The thing is, she didn't need to take the exam that year. I could have protected her from the risk of failing it, of having to go back and practice all that same stuff all over again. I could have let her walk away from the fear. But then what?
She's an elementary and middle school music teacher now. She has a Black Belt in Karate and teaches that, too. She does some things knowing she might suck but not afraid of sucking.
And she keeps her word. When she says she's going to do something, she doesn't bail.
*********
The point of all this is not "Oh, look how smart I was," or "Oh, I was the best parent ever!". I was like any other parent. I screwed up more than I'd like to admit and sometimes it feels like my kids survived and thrived in spite of me rather than - as we all would like to believe - because of me.

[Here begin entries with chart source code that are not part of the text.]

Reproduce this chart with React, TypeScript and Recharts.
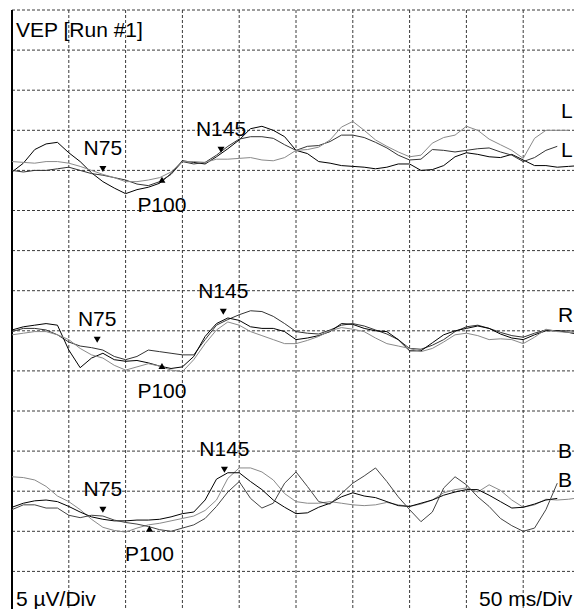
import React from 'react';
import { LineChart, Line, XAxis, YAxis, CartesianGrid, ReferenceDot, ReferenceLine } from 'recharts';

// Time axis (ms) – 50 ms/Div, 10 divisions
const TIMES_MS = [
  0, 10, 20, 30, 40, 50, 60, 70, 80, 90, 100, 110, 120, 130, 140, 150, 160, 170, 180, 190,
  200, 210, 220, 230, 240, 250, 260, 270, 280, 290, 300, 310, 320, 330, 340, 350, 360, 370, 380, 390,
  400, 410, 420, 430, 440, 450, 460, 470, 480, 490, 500,
];
const X_TICKS = [0, 50, 100, 150, 200, 250, 300, 350, 400, 450];
// Amplitude axis (µV) – 5 µV/Div, 15 divisions
const Y_TICKS = [5, 10, 15, 20, 25, 30, 35, 40, 45, 50, 55, 60, 65, 70, 75];

// Channel baselines (µV offset on the display)
const L_BASE = 55;
const R_BASE = 35;
const B_BASE = 15;

// Channel L traces (µV relative to baseline)
const L_TRACE_1 = [
  -0.2, 0.9, 2.6, 3.3, 3.5, 2.2, 1.1, -0.3, -1.4, -2.2, -2.9, -2.4, -2.1, -1.6, -0.4, 1.2, 1.0, 0.8, 1.7, 2.7,
  3.8, 5.2, 5.5, 5.0, 4.2, 2.5, 2.1, 1.1, 0.9, 0.6, 0.5, 0.4, 0.2, 0.4, 0.8, 0.8, 0.0, 0.1, 0.6, 1.7,
  2.2, 2.0, 1.7, 1.6, 2.0, 1.3, 0.6, 0.6, 0.4, 0.5, 0.6,
];
const L_TRACE_2 = [
  0.0, -0.2, 0.0, 0.0, 0.2, 0.4, 0.0, -0.4, -0.6, -0.9, -1.2, -1.7, -1.9, -1.4, -0.5, 1.1, 0.8, 1.0, 1.9, 3.0,
  3.9, 4.2, 4.2, 4.0, 3.2, 2.5, 3.0, 3.1, 3.6, 4.4, 4.4, 4.1, 3.5, 2.8, 1.9, 1.3, 1.4, 2.6, 2.5, 2.3,
  2.5, 2.7, 2.8, 2.3, 1.9, 1.1, 1.6, 2.5, 3.0, null, null,
];
const L_TRACE_3 = [
  1.1, 1.0, 0.9, 1.1, 1.1, 0.9, 0.5, 0.0, -0.5, -0.9, -1.4, -1.4, -1.2, -0.9, -0.2, 1.1, 1.1, 1.0, 1.4, 1.4,
  1.5, 1.6, 1.3, 1.2, 1.6, 2.5, 2.6, 2.9, 3.8, 5.4, 6.1, 5.0, 3.8, 3.0, 2.3, 1.7, 1.9, 3.4, 4.1, 4.4,
  5.5, 5.0, 3.9, 3.2, 2.5, 1.5, 4.0, 5.0, 5.0, 5.0, null,
];

// Channel R traces
const R_TRACE_1 = [
  -0.1, 0.3, 0.3, 0.1, -0.5, -1.4, -1.9, -2.1, -2.4, -3.2, -3.6, -3.2, -2.4, -2.6, -2.8, -3.0, -3.0, -1.1, 0.7, 1.4,
  2.0, 2.5, 2.4, 1.8, 0.9, -0.1, -0.3, -0.4, 0.1, 0.7, 0.9, 0.6, 0.1, -0.4, -1.1, -2.2, -2.3, -1.8, -1.1, -0.1,
  0.5, 0.7, 0.3, -0.2, -0.6, -0.8, -0.3, 0.1, 0.0, 0.0, -0.1,
];
const R_TRACE_2 = [
  0.1, 0.5, 0.7, 0.9, 0.7, -2.4, -4.6, -3.4, -2.8, -3.6, -3.8, -3.7, -4.0, -4.4, -4.7, -4.5, -3.2, -0.7, 0.9, 1.6,
  1.3, 0.5, 0.3, 0.3, -0.1, -1.1, -0.9, -0.6, -0.1, 0.9, 0.8, 0.3, 0.0, -0.1, -1.1, -2.5, -2.5, -1.5, -0.5, 0.0,
  0.3, 0.6, 0.3, -0.4, -0.9, -1.1, -0.5, 0.0, 0.0, -0.2, -0.5,
];
const R_TRACE_3 = [
  -0.5, -0.3, -0.1, -0.1, -0.5, -1.1, -2.2, -3.0, -3.4, -4.3, -4.9, -4.5, -4.1, -4.4, -4.9, -5.1, -3.6, -1.6, 0.1, 1.1,
  0.7, -0.1, -0.6, -1.1, -1.6, -1.6, -1.2, -0.7, 0.0, 0.4, 0.2, -0.1, -0.9, -1.6, -1.9, -2.2, -2.6, -2.2, -1.4, -0.5,
  -0.3, -0.6, -1.1, -1.0, -1.1, -1.6, -0.8, 0.2, -0.1, -0.2, -0.3,
];

// Channel B traces
const B_TRACE_1 = [
  1.8, 1.7, 1.4, 0.6, -0.6, -1.3, -2.3, -3.5, -4.5, -4.9, -5.1, -4.6, -4.2, -4.0, -3.7, -3.4, -3.1, -2.4, -1.1, 1.6,
  2.9, 2.9, 2.4, 1.4, -0.3, -1.3, -1.5, -1.5, -1.3, -1.5, -1.7, -1.8, -1.7, -1.4, -1.7, -1.9, -1.6, -1.1, -0.2, 0.2,
  0.4, -0.1, 0.8, 0.1, -1.1, -2.0, -1.7, -1.0, -1.1, -1.0, -0.8,
];
const B_TRACE_2 = [
  -2.0, -1.5, -1.2, -1.1, -1.3, -1.9, -2.6, -3.2, -3.5, -3.7, -3.7, -3.6, -3.6, -3.5, -3.2, -2.8, -2.6, -1.1, 1.5, 2.3,
  2.3, 1.2, 0.2, -1.1, -2.0, -2.8, -2.7, -2.0, -1.5, -0.7, -0.2, -0.6, -0.8, -1.3, -1.8, -1.9, -1.5, -1.1, -0.5, -0.1,
  0.2, 0.2, -0.5, -1.3, -2.1, -2.0, -1.6, -1.1, -0.9, null, null,
];
const B_TRACE_3 = [
  -2.3, -1.7, -1.7, -2.1, -2.1, -3.0, -3.3, -3.0, -3.1, -3.6, -3.9, -4.1, -4.4, -4.8, -5.0, -4.6, -4.2, -3.4, -1.9, -0.1,
  1.2, -0.9, -2.1, -1.5, 1.0, 2.4, 0.6, -1.3, -1.6, -0.3, 1.0, 1.9, 2.9, 1.2, -0.7, -2.3, -3.8, -2.6, 0.4, 1.8,
  0.8, -0.7, -1.9, -3.4, -4.3, -5.0, -4.6, -2.3, 1.0, null, null,
];

// Peak markers
const PEAK_NAMES = ['N75', 'P100', 'N145'];
const PEAK_KIND = ['N', 'P', 'N'];
const L_PEAK_MS = [80, 132, 184];
const L_PEAK_UV = [-0.2, -0.8, 2.2];
const R_PEAK_MS = [75, 132, 186];
const R_PEAK_UV = [-1.5, -4.0, 2.0];
const B_PEAK_MS = [80, 121, 187];
const B_PEAK_UV = [-2.7, -4.3, 2.3];

const FONT = '"Liberation Sans", Arial, Helvetica, sans-serif';
const FS = 21;

const shift = (base: number, v: number | null) => (v === null || v === undefined ? null : base + v);

const data = TIMES_MS.map((t, i) => ({
  t,
  l1: shift(L_BASE, L_TRACE_1[i]),
  l2: shift(L_BASE, L_TRACE_2[i]),
  l3: shift(L_BASE, L_TRACE_3[i]),
  r1: shift(R_BASE, R_TRACE_1[i]),
  r2: shift(R_BASE, R_TRACE_2[i]),
  r3: shift(R_BASE, R_TRACE_3[i]),
  b1: shift(B_BASE, B_TRACE_1[i]),
  b2: shift(B_BASE, B_TRACE_2[i]),
  b3: shift(B_BASE, B_TRACE_3[i]),
}));

const SERIES = [
  { key: 'l1', color: '#000000' },
  { key: 'l2', color: '#333333' },
  { key: 'l3', color: '#8a8a8a' },
  { key: 'r1', color: '#333333' },
  { key: 'r2', color: '#000000' },
  { key: 'r3', color: '#8a8a8a' },
  { key: 'b1', color: '#8a8a8a' },
  { key: 'b2', color: '#000000' },
  { key: 'b3', color: '#444444' },
];

const peaks = [
  { base: L_BASE, ms: L_PEAK_MS, uv: L_PEAK_UV },
  { base: R_BASE, ms: R_PEAK_MS, uv: R_PEAK_UV },
  { base: B_BASE, ms: B_PEAK_MS, uv: B_PEAK_UV },
].flatMap((ch, ci) =>
  PEAK_NAMES.map((name, pi) => ({
    id: `${ci}-${pi}`,
    name,
    kind: PEAK_KIND[pi],
    x: ch.ms[pi],
    y: ch.base + ch.uv[pi],
  }))
);

const PeakMarker = (props: any) => {
  const { cx, cy, name, kind } = props;
  if (cx == null || cy == null) return null;
  if (kind === 'N') {
    return (
      <g>
        <path d={`M${cx - 3.5},${cy - 6} L${cx + 3.5},${cy - 6} L${cx},${cy} Z`} fill="#000" />
        <text x={cx} y={cy - 17} textAnchor="middle" fontSize={FS} fontFamily={FONT} fill="#000">
          {name}
        </text>
      </g>
    );
  }
  return (
    <g>
      <path d={`M${cx - 3.5},${cy + 6} L${cx + 3.5},${cy + 6} L${cx},${cy} Z`} fill="#000" />
      <text x={cx} y={cy + 35} textAnchor="middle" fontSize={FS} fontFamily={FONT} fill="#000">
        {name}
      </text>
    </g>
  );
};

const TEXTS = [
  { s: 'VEP [Run #1]', x: 16, y: 37 },
  { s: '5 µV/Div', x: 16, y: 606 },
  { s: '50 ms/Div', x: 479, y: 606 },
  { s: 'L', x: 561, y: 118 },
  { s: 'L', x: 561, y: 157 },
  { s: 'R', x: 558, y: 322 },
  { s: 'B', x: 558, y: 458 },
  { s: 'B', x: 558, y: 487 },
];

const scaleOf = (axis: any) => {
  const s = axis && axis.scale;
  if (typeof s === 'function') return s;
  if (s && typeof s.map === 'function') return (v: number) => s.map(v);
  return null;
};

const vGen = (props: any) => {
  const sc = scaleOf(props.xAxis);
  if (sc) return X_TICKS.map((t) => sc(t));
  const { offset } = props;
  return X_TICKS.map((t) => offset.left + (t / 500) * offset.width);
};
const hGen = (props: any) => {
  const sc = scaleOf(props.yAxis);
  if (sc) return Y_TICKS.map((t) => sc(t));
  const { offset } = props;
  return Y_TICKS.map((t) => offset.top + (1 - t / 75) * offset.height);
};

export default function App() {
  return (
    <div
      style={{
        position: 'fixed',
        left: 0,
        top: 0,
        width: 574,
        height: 609,
        overflow: 'hidden',
        background: '#fff',
      }}
    >
      <div style={{ position: 'absolute', left: 0, top: 0 }}>
        <LineChart width={600} height={620} data={data} margin={{ top: 10, right: 20, bottom: 8.5, left: 12 }}>
          <CartesianGrid
            stroke="#3a3a3a"
            strokeDasharray="3 2"
            strokeWidth={1}
            fill="none"
            verticalCoordinatesGenerator={vGen}
            horizontalCoordinatesGenerator={hGen}
          />
          <XAxis
            dataKey="t"
            type="number"
            domain={[0, 500]}
            ticks={X_TICKS}
            height={0}
            axisLine={false}
            tickLine={false}
            tick={false}
          />
          <YAxis
            type="number"
            domain={[0, 75]}
            ticks={Y_TICKS}
            width={0}
            axisLine={false}
            tickLine={false}
            tick={false}
          />
          <ReferenceLine x={0} stroke="#000" strokeWidth={2} ifOverflow="visible" />
          {SERIES.map((s) => (
            <Line
              key={s.key}
              dataKey={s.key}
              type="linear"
              stroke={s.color}
              strokeWidth={1}
              dot={false}
              activeDot={false}
              isAnimationActive={false}
              connectNulls={false}
            />
          ))}
          {peaks.map((p) => (
            <ReferenceDot
              key={p.id}
              x={p.x}
              y={p.y}
              r={0}
              ifOverflow="visible"
              shape={(props: any) => <PeakMarker {...props} name={p.name} kind={p.kind} />}
            />
          ))}
        </LineChart>
      </div>
      <svg
        width={574}
        height={609}
        style={{ position: 'absolute', left: 0, top: 0, pointerEvents: 'none' }}
      >
        {TEXTS.map((t, i) => (
          <text key={i} x={t.x} y={t.y} fontSize={FS} fontFamily={FONT} fill="#000">
            {t.s}
          </text>
        ))}
      </svg>
    </div>
  );
}
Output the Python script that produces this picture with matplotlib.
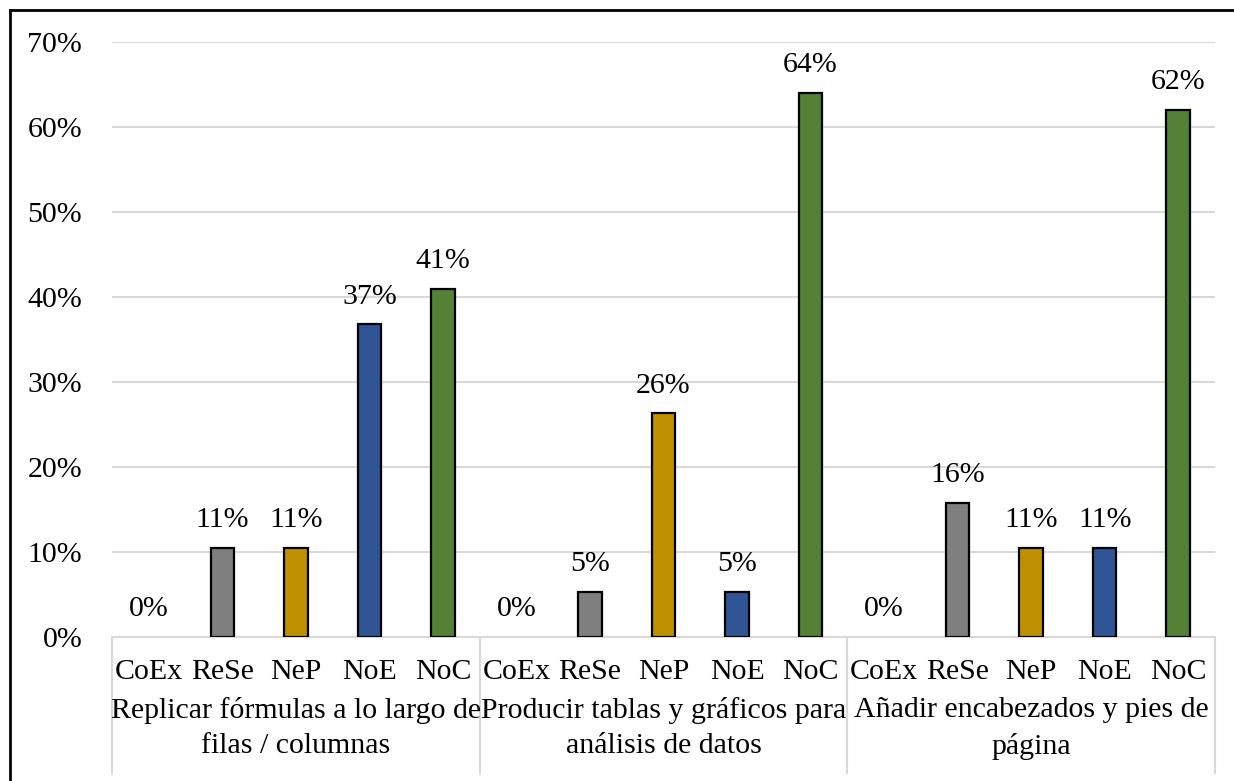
import math
import matplotlib
matplotlib.use("Agg")
import matplotlib.pyplot as plt
from matplotlib.lines import Line2D

# ---- data ----
groups = ["Replicar fórmulas a lo largo de\nfilas / columnas",
          "Producir tablas y gráficos para\nanálisis de datos",
          "Añadir encabezados y pies de\npágina"]
categories = ["CoEx", "ReSe", "NeP", "NoE", "NoC"]
replicar = [0.0, 10.5, 10.5, 36.8, 41.0]
producir = [0.0, 5.3, 26.3, 5.3, 64.0]
anadir = [0.0, 15.8, 10.5, 10.5, 62.0]
colors = ["#7F7F7F", "#7F7F7F", "#BF9000", "#2F5597", "#538135"]
yticks = [0, 10, 20, 30, 40, 50, 60, 70]

series = [replicar, producir, anadir]

plt.rcParams['font.family'] = ['Liberation Serif', 'DejaVu Serif']
FS = 21.5

W, H = 1234, 781
fig = plt.figure(figsize=(W / 100, H / 100), dpi=100)
L, R, B, T = 112, 1215, 637, 42
ax = fig.add_axes([L / W, 1 - B / H, (R - L) / W, (B - T) / H])

ncat = len(categories)
xpos = []
vals = []
cols = []
for g, s in enumerate(series):
    for i, v in enumerate(s):
        xpos.append(g * ncat + i)
        vals.append(v)
        cols.append(colors[i])

lws = [1.6 if v > 0 else 0 for v in vals]
ax.bar(xpos, vals, width=0.32, color=cols, edgecolor="black",
       linewidth=lws, zorder=3)
for x, v in zip(xpos, vals):
    ax.annotate(f"{math.floor(v + 0.5)}%", (x, v), xytext=(0, 10.5),
                textcoords="offset points", ha="center", va="bottom",
                fontsize=FS, zorder=4)

ax.set_xlim(-0.5, len(xpos) - 0.5)
ax.set_ylim(0, 70)
ax.set_yticks(yticks)
ax.set_yticklabels([f"{t}%" for t in yticks], fontsize=FS)
ax.tick_params(axis="y", length=0, pad=21.5)
ax.yaxis.grid(True, color="#D9D9D9", linewidth=1.5, zorder=0)
ax.set_axisbelow(True)
for sp in ["top", "right", "left"]:
    ax.spines[sp].set_visible(False)
ax.spines["bottom"].set_color("#D9D9D9")
ax.spines["bottom"].set_linewidth(1.5)
ax.set_xticks([])

axh = B - T
trans = ax.get_xaxis_transform()
# category labels
for x in xpos:
    ax.text(x, (B - 672) / axh, categories[x % ncat], transform=trans,
            ha="center", va="center", fontsize=FS, clip_on=False)
# group labels
for g, name in enumerate(groups):
    lines = name.split("\n")
    cx = g * ncat + (ncat - 1) / 2
    ax.text(cx, (B - 710) / axh, lines[0], transform=trans,
            ha="center", va="center", fontsize=FS, clip_on=False)
    ax.text(cx, (B - 746) / axh, lines[1], transform=trans,
            ha="center", va="center", fontsize=FS, clip_on=False)
# separators
for g in range(len(groups) + 1):
    xs = g * ncat - 0.5
    ax.plot([xs, xs], [0, (B - 773) / axh], transform=trans, color="#D9D9D9",
            linewidth=1.5, clip_on=False)

# outer frame (top and left)
fig.add_artist(Line2D([10 / W, 1.0], [1 - 10 / H, 1 - 10 / H],
                      transform=fig.transFigure, color="black", linewidth=2))
fig.add_artist(Line2D([10 / W, 10 / W], [0, 1 - 10 / H],
                      transform=fig.transFigure, color="black", linewidth=2))

fig.savefig("out.png", dpi=100)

When people ask me if I'm proud of what my kids have done, I demure. Their accomplishments are not mine, and while I can admire what they've done, I won't appropriate their pride in it. The risk is theirs, and the pride is theirs.
But I am proud of them as people - as decent, kind, productive human beings - and proud of the job we did in staying out of their way so they could become everything they are.
And that's the key, and the point of all this. We stayed out of the way and demanded our kids take risks on their own, that they not play things safe, that they face the spectre of failure one on one and do their best to beat it back.
Being a good parent isn't about protecting your children from danger. When we create a society where children are kept captive by their parents' paranoia, shuttled from activity to activity, shielded from the bogeyman in the darkened bushes or the possibility of failure or disappointment or falling short, we cheat both our kids and ourselves.
Our kids, because they lose an essential element of childhood. And ourselves, because we foolishly squander the potential they once possessed.